Given information.

>>

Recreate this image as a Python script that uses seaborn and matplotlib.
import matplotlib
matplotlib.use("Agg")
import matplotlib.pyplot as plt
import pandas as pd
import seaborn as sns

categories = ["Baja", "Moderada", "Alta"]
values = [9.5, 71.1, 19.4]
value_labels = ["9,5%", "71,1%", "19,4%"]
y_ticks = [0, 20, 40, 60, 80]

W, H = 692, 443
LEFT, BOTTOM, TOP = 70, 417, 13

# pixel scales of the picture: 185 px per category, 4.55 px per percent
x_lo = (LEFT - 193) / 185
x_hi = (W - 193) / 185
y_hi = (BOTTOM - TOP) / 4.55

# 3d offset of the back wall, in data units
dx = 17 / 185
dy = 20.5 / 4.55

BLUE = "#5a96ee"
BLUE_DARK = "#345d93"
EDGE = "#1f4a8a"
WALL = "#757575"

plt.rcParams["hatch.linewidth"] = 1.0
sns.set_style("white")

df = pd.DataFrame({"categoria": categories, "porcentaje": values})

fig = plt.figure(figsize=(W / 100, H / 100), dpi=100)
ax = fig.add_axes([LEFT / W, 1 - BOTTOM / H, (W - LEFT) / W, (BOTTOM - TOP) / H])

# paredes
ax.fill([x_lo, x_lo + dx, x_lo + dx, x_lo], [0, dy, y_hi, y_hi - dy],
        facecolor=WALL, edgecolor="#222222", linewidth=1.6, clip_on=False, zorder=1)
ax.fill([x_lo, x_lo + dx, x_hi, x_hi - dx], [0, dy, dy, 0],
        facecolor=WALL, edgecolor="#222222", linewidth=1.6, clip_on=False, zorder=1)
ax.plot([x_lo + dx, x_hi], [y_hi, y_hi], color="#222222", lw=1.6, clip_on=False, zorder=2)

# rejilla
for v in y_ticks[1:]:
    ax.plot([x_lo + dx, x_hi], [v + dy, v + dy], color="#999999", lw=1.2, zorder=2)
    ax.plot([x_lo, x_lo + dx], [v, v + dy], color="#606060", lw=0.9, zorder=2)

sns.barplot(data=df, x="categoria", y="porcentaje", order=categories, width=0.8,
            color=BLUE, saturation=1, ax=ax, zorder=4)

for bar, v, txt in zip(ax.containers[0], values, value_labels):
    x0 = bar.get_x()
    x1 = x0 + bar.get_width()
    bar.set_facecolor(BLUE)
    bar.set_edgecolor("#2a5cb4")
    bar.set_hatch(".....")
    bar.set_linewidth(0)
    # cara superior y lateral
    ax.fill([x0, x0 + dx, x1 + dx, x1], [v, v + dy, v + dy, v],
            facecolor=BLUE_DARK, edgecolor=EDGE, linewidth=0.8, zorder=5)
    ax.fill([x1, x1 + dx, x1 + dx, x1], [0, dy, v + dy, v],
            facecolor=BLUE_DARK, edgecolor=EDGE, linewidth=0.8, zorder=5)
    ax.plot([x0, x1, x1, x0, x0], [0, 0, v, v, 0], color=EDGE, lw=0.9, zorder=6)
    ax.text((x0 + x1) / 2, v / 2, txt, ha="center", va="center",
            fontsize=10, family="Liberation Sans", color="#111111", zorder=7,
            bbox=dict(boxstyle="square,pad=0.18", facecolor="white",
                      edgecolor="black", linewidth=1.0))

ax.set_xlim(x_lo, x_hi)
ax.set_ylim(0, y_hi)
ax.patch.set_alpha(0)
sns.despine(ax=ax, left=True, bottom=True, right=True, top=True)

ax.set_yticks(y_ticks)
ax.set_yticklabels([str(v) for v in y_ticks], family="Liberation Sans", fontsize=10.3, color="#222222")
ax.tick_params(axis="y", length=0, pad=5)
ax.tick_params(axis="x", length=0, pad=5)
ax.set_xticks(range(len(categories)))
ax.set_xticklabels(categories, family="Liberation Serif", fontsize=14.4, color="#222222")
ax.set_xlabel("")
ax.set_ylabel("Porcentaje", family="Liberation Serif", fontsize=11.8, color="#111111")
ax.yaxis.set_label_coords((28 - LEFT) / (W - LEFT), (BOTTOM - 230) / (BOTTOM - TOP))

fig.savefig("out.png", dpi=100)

<<

Exercise details. Give the complete listing a second time, exactly as it reads.

Exercise answer.
Recreate this image as a Python script that uses seaborn and matplotlib.
import matplotlib
matplotlib.use("Agg")
import matplotlib.pyplot as plt
import pandas as pd
import seaborn as sns

categories = ["Baja", "Moderada", "Alta"]
values = [9.5, 71.1, 19.4]
value_labels = ["9,5%", "71,1%", "19,4%"]
y_ticks = [0, 20, 40, 60, 80]

W, H = 692, 443
LEFT, BOTTOM, TOP = 70, 417, 13

# pixel scales of the picture: 185 px per category, 4.55 px per percent
x_lo = (LEFT - 193) / 185
x_hi = (W - 193) / 185
y_hi = (BOTTOM - TOP) / 4.55

# 3d offset of the back wall, in data units
dx = 17 / 185
dy = 20.5 / 4.55

BLUE = "#5a96ee"
BLUE_DARK = "#345d93"
EDGE = "#1f4a8a"
WALL = "#757575"

plt.rcParams["hatch.linewidth"] = 1.0
sns.set_style("white")

df = pd.DataFrame({"categoria": categories, "porcentaje": values})

fig = plt.figure(figsize=(W / 100, H / 100), dpi=100)
ax = fig.add_axes([LEFT / W, 1 - BOTTOM / H, (W - LEFT) / W, (BOTTOM - TOP) / H])

# paredes
ax.fill([x_lo, x_lo + dx, x_lo + dx, x_lo], [0, dy, y_hi, y_hi - dy],
        facecolor=WALL, edgecolor="#222222", linewidth=1.6, clip_on=False, zorder=1)
ax.fill([x_lo, x_lo + dx, x_hi, x_hi - dx], [0, dy, dy, 0],
        facecolor=WALL, edgecolor="#222222", linewidth=1.6, clip_on=False, zorder=1)
ax.plot([x_lo + dx, x_hi], [y_hi, y_hi], color="#222222", lw=1.6, clip_on=False, zorder=2)

# rejilla
for v in y_ticks[1:]:
    ax.plot([x_lo + dx, x_hi], [v + dy, v + dy], color="#999999", lw=1.2, zorder=2)
    ax.plot([x_lo, x_lo + dx], [v, v + dy], color="#606060", lw=0.9, zorder=2)

sns.barplot(data=df, x="categoria", y="porcentaje", order=categories, width=0.8,
            color=BLUE, saturation=1, ax=ax, zorder=4)

for bar, v, txt in zip(ax.containers[0], values, value_labels):
    x0 = bar.get_x()
    x1 = x0 + bar.get_width()
    bar.set_facecolor(BLUE)
    bar.set_edgecolor("#2a5cb4")
    bar.set_hatch(".....")
    bar.set_linewidth(0)
    # cara superior y lateral
    ax.fill([x0, x0 + dx, x1 + dx, x1], [v, v + dy, v + dy, v],
            facecolor=BLUE_DARK, edgecolor=EDGE, linewidth=0.8, zorder=5)
    ax.fill([x1, x1 + dx, x1 + dx, x1], [0, dy, v + dy, v],
            facecolor=BLUE_DARK, edgecolor=EDGE, linewidth=0.8, zorder=5)
    ax.plot([x0, x1, x1, x0, x0], [0, 0, v, v, 0], color=EDGE, lw=0.9, zorder=6)
    ax.text((x0 + x1) / 2, v / 2, txt, ha="center", va="center",
            fontsize=10, family="Liberation Sans", color="#111111", zorder=7,
            bbox=dict(boxstyle="square,pad=0.18", facecolor="white",
                      edgecolor="black", linewidth=1.0))

ax.set_xlim(x_lo, x_hi)
ax.set_ylim(0, y_hi)
ax.patch.set_alpha(0)
sns.despine(ax=ax, left=True, bottom=True, right=True, top=True)

ax.set_yticks(y_ticks)
ax.set_yticklabels([str(v) for v in y_ticks], family="Liberation Sans", fontsize=10.3, color="#222222")
ax.tick_params(axis="y", length=0, pad=5)
ax.tick_params(axis="x", length=0, pad=5)
ax.set_xticks(range(len(categories)))
ax.set_xticklabels(categories, family="Liberation Serif", fontsize=14.4, color="#222222")
ax.set_xlabel("")
ax.set_ylabel("Porcentaje", family="Liberation Serif", fontsize=11.8, color="#111111")
ax.yaxis.set_label_coords((28 - LEFT) / (W - LEFT), (BOTTOM - 230) / (BOTTOM - TOP))

fig.savefig("out.png", dpi=100)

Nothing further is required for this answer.